I'm fine with manual squashing to clean up those WIP commits, but a blind squash-merge should never be done. It throws away too much for no good reason.

For one quick example, code linting/formatting should always be a separate commit. A couple times I've seen those introduce bugs, and since it wasn't squashed it was trivial to see what should have happened.

  • I agree, in a job where you have no documentation and no CI, and are working on something almost as old or older than you with ancient abandoned tools like svn that stopped being relevant 20 years ago, and in a fundamentally dysfunctional company/organization that hasn't bothered to move off of dead/dying tools in the last 20 years, then you just desperately grab at anything you can possibly find to try to avoid breaking things. But there are far better solutions to all of the problems you are mentioning than trying to make people create little mini feature commits on their way to a feature.

    • It is not possible to manually document everything down to individual lines of code. You'll drive yourself crazy trying to do so (and good luck getting anyone to look at that massive mess), and that's not even counting how documentation easily falls out of date. Meanwhile, we have "git blame" designed to do exactly that with almost no effort - just make good commit messages while the context is in your head.

      CI also doesn't necessarily help here - you have to have tests for all possible edge cases committed from day one for it to prevent these situations. It may be a month or a year or several years later before you hit one of the weird cases no one thought about.

      Calling svn part of the problem is also kind of backwards - it has no bearing on the code quality itself, but I brought it up because it was otherwise forcing good practice because it doesn't allow you to erase context that may be useful later.

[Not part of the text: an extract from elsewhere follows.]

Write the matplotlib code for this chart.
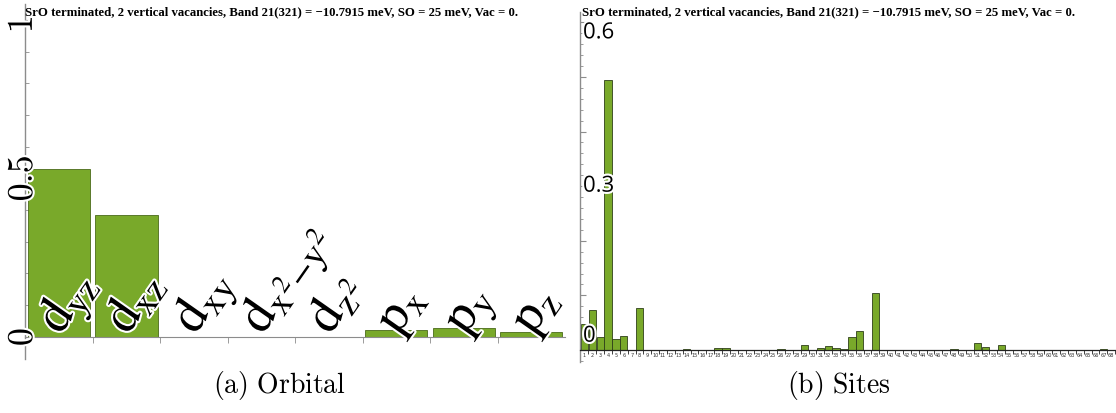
import matplotlib
matplotlib.use("Agg")
import matplotlib.pyplot as plt
import matplotlib.patheffects as pe
from matplotlib.ticker import MultipleLocator, FixedLocator, NullFormatter
from matplotlib.transforms import blended_transform_factory

# ---- data -----------------------------------------------------------------
title = ("SrO terminated, 2 vertical vacancies, Band 21(321) = \u221210.7915 meV, "
         "SO = 25 meV, Vac = 0.")

orbital_labels = [r"$\mathrm{d}_{\mathrm{yz}}$", r"$\mathrm{d}_{\mathrm{xz}}$",
                  r"$\mathrm{d}_{\mathrm{xy}}$",
                  r"$\mathrm{d}_{\mathrm{x}^{2}\mathrm{-y}^{2}}$",
                  r"$\mathrm{d}_{\mathrm{z}^{2}}$", r"$\mathrm{p}_{\mathrm{x}}$",
                  r"$\mathrm{p}_{\mathrm{y}}$", r"$\mathrm{p}_{\mathrm{z}}$"]
orbital_weight = [0.530, 0.385, 0.0, 0.0, 0.0, 0.023, 0.029, 0.016]
orbital_yticks = [0, 0.5, 1]

sites = list(range(1, 69))
site_weight = [
    0.048, 0.073, 0.024, 0.495, 0.020, 0.025, 0.0, 0.076, 0.0, 0.0,      # 1-10
    0.0, 0.0, 0.0, 0.001, 0.0, 0.0, 0.0, 0.004, 0.003, 0.0,              # 11-20
    0.0, 0.0, 0.0, 0.0, 0.0, 0.001, 0.0, 0.0, 0.0085, 0.0,               # 21-30
    0.004, 0.0073, 0.004, 0.001, 0.024, 0.034, 0.0, 0.105, 0.0, 0.0,     # 31-40
    0.0, 0.0, 0.0, 0.0, 0.0, 0.0, 0.0, 0.002, 0.0, 0.0,                  # 41-50
    0.012, 0.005, 0.0, 0.010, 0.0, 0.0, 0.0, 0.0, 0.0, 0.0,              # 51-60
    0.0, 0.0, 0.0, 0.0, 0.0, 0.0, 0.002, 0.0,                            # 61-68
]
site_yticks = [0, 0.3, 0.6]

captions = [r"$\mathrm{(a)\ Orbital}$", r"$\mathrm{(b)\ Sites}$"]

# ---- style ----------------------------------------------------------------
GREEN = "#79A92A"
EDGE = "#4a6a1a"
AXIS_GRAY = "#8c8c8c"
halo = [pe.withStroke(linewidth=3, foreground="white")]

W, H = 1116, 414
fig = plt.figure(figsize=(W / 100, H / 100), dpi=100)
fig.patch.set_facecolor("white")

# ---- (a) orbital weights ----------------------------------------------------
axL = fig.add_axes([25 / W, 54 / H, 540 / W, 355 / H])
xs = list(range(len(orbital_weight)))
axL.bar(xs, orbital_weight, width=0.92, color=GREEN, edgecolor=EDGE,
        linewidth=0.6, zorder=2)
axL.set_xlim(-0.504, 7.5)
axL.set_ylim(-0.07, 1.05)
for s in ("top", "right"):
    axL.spines[s].set_visible(False)
axL.spines["bottom"].set_position(("data", 0))
axL.spines["bottom"].set_color(AXIS_GRAY)
axL.spines["left"].set_color(AXIS_GRAY)
axL.spines["left"].set_linewidth(1.0)
axL.spines["bottom"].set_linewidth(0.8)

axL.yaxis.set_major_locator(FixedLocator(orbital_yticks))
axL.yaxis.set_minor_locator(MultipleLocator(0.1))
axL.yaxis.set_major_formatter(NullFormatter())
axL.tick_params(axis="y", which="major", direction="in", length=6,
                color=AXIS_GRAY, width=0.8)
axL.tick_params(axis="y", which="minor", direction="in", length=3,
                color=AXIS_GRAY, width=0.6)
axL.xaxis.set_major_locator(FixedLocator([]))
axL.xaxis.set_minor_locator(FixedLocator([i + 0.5 for i in xs[:-1]]))
axL.tick_params(axis="x", which="minor", direction="out", length=4,
                color=AXIS_GRAY, width=0.6)

# rotated value labels sit on the axis line; the top one is nudged below the title
trL = blended_transform_factory(axL.transAxes, axL.transData)
for v in orbital_yticks:
    axL.text(-3 / 540, v - (0.015 if v == 1 else 0), f"${v:g}$", transform=trL,
             rotation=90, ha="center", va="center", fontsize=26,
             math_fontfamily="cm", path_effects=halo, zorder=5, clip_on=False)

# orbital names written diagonally inside the bar slots
for i, lab in enumerate(orbital_labels):
    axL.text(i + 0.02, 0.003, lab, rotation=55, rotation_mode="anchor",
             ha="left", va="baseline", fontsize=38, math_fontfamily="stix",
             path_effects=halo, zorder=4)

# ---- (b) site weights -------------------------------------------------------
axR = fig.add_axes([580 / W, 51 / H, 536 / W, 350 / H])
axR.bar(sites, site_weight, width=0.94, color=GREEN, edgecolor="#2f3f1a",
        linewidth=0.6, zorder=2)
axR.set_xlim(0.43, 68.6)
axR.set_ylim(-0.022, 0.619)
for s in ("top", "right"):
    axR.spines[s].set_visible(False)
axR.spines["bottom"].set_position(("data", 0))
axR.spines["bottom"].set_color("#222222")
axR.spines["bottom"].set_linewidth(0.9)
axR.spines["left"].set_color(AXIS_GRAY)
axR.spines["left"].set_linewidth(1.0)

axR.yaxis.set_major_locator(MultipleLocator(0.1))
axR.yaxis.set_minor_locator(MultipleLocator(0.02))
axR.yaxis.set_major_formatter(NullFormatter())
axR.tick_params(axis="y", which="major", direction="in", length=4,
                color=AXIS_GRAY, width=0.8)
axR.tick_params(axis="y", which="minor", direction="in", length=2,
                color=AXIS_GRAY, width=0.6)

axR.set_xticks(sites)
axR.set_xticklabels([str(n) for n in sites], fontsize=3.6,
                    fontfamily="DejaVu Sans", color="#333333")
axR.xaxis.set_minor_locator(FixedLocator([n + 0.5 for n in sites]))
axR.tick_params(axis="x", which="major", length=0, pad=1.5)
axR.tick_params(axis="x", which="minor", direction="out", length=3,
                color="#222222", width=0.6)

trR = blended_transform_factory(axR.transAxes, axR.transData)
valign = {0: "bottom", 0.3: "center", 0.6: "top"}
for v in site_yticks:
    axR.text(3 / 536, v + (0.006 if v == 0 else 0), f"{v:g}", transform=trR,
             ha="left", va=valign[v], fontsize=16, fontfamily="Open Sans",
             path_effects=halo, zorder=5, clip_on=False)

# ---- titles and captions ----------------------------------------------------
for x0 in (25, 582):
    fig.text(x0 / W, 1 - 12 / H, title, ha="left", va="center",
             fontsize=9.2, fontweight="bold", fontfamily="Liberation Serif")

fig.text(279 / W, 1 - 386 / H, captions[0], ha="center", va="center",
         fontsize=20, math_fontfamily="cm")
fig.text(839 / W, 1 - 386 / H, captions[1], ha="center", va="center",
         fontsize=20, math_fontfamily="cm")

fig.savefig("out.png", dpi=100, facecolor="white")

      Over the time I've been here we've migrated from Bugzilla to Fogbugz to Jira, from an internal wiki to ReadTheDocs to Confluence, and some of these hundreds of repos we manage started in cvs, not svn, and are now slowly being migrated to git. Guess what? The cvs->svn->git migrations are the only ones that didn't lose any data. None of the Bugzilla cases still exist and only a very small number were migrated from FogBugz to Jira. Some of the internal wiki was migrated directly to Confluence (and lost all formatting and internal links in the process), but ReadTheDocs are all gone. Commit messages are really the only thing you can actually rely on.

      1 reply →

> A well laid out history of logical changes makes reviewing complicated change sets easier. Rather than one giant wall of changes, you see a series of independent, self contained, changes that can be reviewed on their own.

But this would require hand curation? No development proceeds that way, or if it does then I would question whether the person is spending 80% of their day curating PRs unnecessarily.

I think you must be kind of senior and you can get away with just insisting that other people be less efficient and work in a weird way so you can feel more comfortable?

  • > But this would require hand curation? No development proceeds that way, or if it does then I would question whether the person is spending 80% of their day curating PRs unnecessarily.

    If you’re working on something and a piece of it is clearly self contained, you commit it and move on.

    > I think you must be kind of senior and you can get away with just insisting that other people be less efficient and work in a weird way so you can feel more comfortable?

    You can work however you like. But when it’s time to ask someone else to review your work, the onus is on you to clean it up to simplify review. Otherwise you’re saying your time is more valuable than the reviewer’s.

  • > But this would require hand curation? No development proceeds that way, or if it does then I would question whether the person is spending 80% of their day curating PRs unnecessarily.

    It's not really hand curation if you're deliberate about it from the get-go. It's certainly not eating up 80% of anyone's time.

    Structuring code and writing useful commits a skill to develop, just like writing meaningful tests. As a first step, use `git add -p` instead of `git add .` or `git commit -a`. As an analog, many junior devs will just test everything, even stuff that doesn't make a lot of sense, and then jumble them all together. It takes practice to learn how to better structure that stuff and it isn't done by writing a ton of tests and then curating them after the fact.

    > I think you must be kind of senior and you can get away with just insisting that other people be less efficient and work in a weird way so you can feel more comfortable?

    Your personal productivity should only be one consideration. The long-term health of the project (i.e., maintenance) and the impact on other people's efficiency also must be considered. And efficiency isn't limited to how quickly features ship. Someone who ships fast but makes it much harder to debug issues isn't a top performer. At least, in my experience. I'd imagine it's team, company, and segment-dependent. For OSS projects with many part-time contributors, that history becomes really important because you may not have the future ability to ask someone why they did something a particular way.

    • Aha, I see the issue here. What you seem to organize into cute little self contained 'commit's I would put on individual 'branches'.

      It is too hard for you to get someone to look at a PR, so you are packing multiple 'related' but not interdependent changes into one PR as individual commits so you can minimize the number of times you have to get someone to hit "approve", which is the limiting resource.

      In your situation then I believe your way of working is a rational adaptation, but only so far as you lack the influence to address the underlying organizational/behavioral dysfunction. We agree on the underlying need to make good messages, but where I merge 4-5 small branches per day, each squashed to one commit, you are saving them all up to get them (unnecessarily) put into a single merge commit.

      Just as "Structuring code" is a skill to develop, so is building healthy organizations.

      2 replies →

  • > No development proceeds that way,

    I do this. Also I do not spend 80% of my time doing it. It's not hard, nor is it time consuming.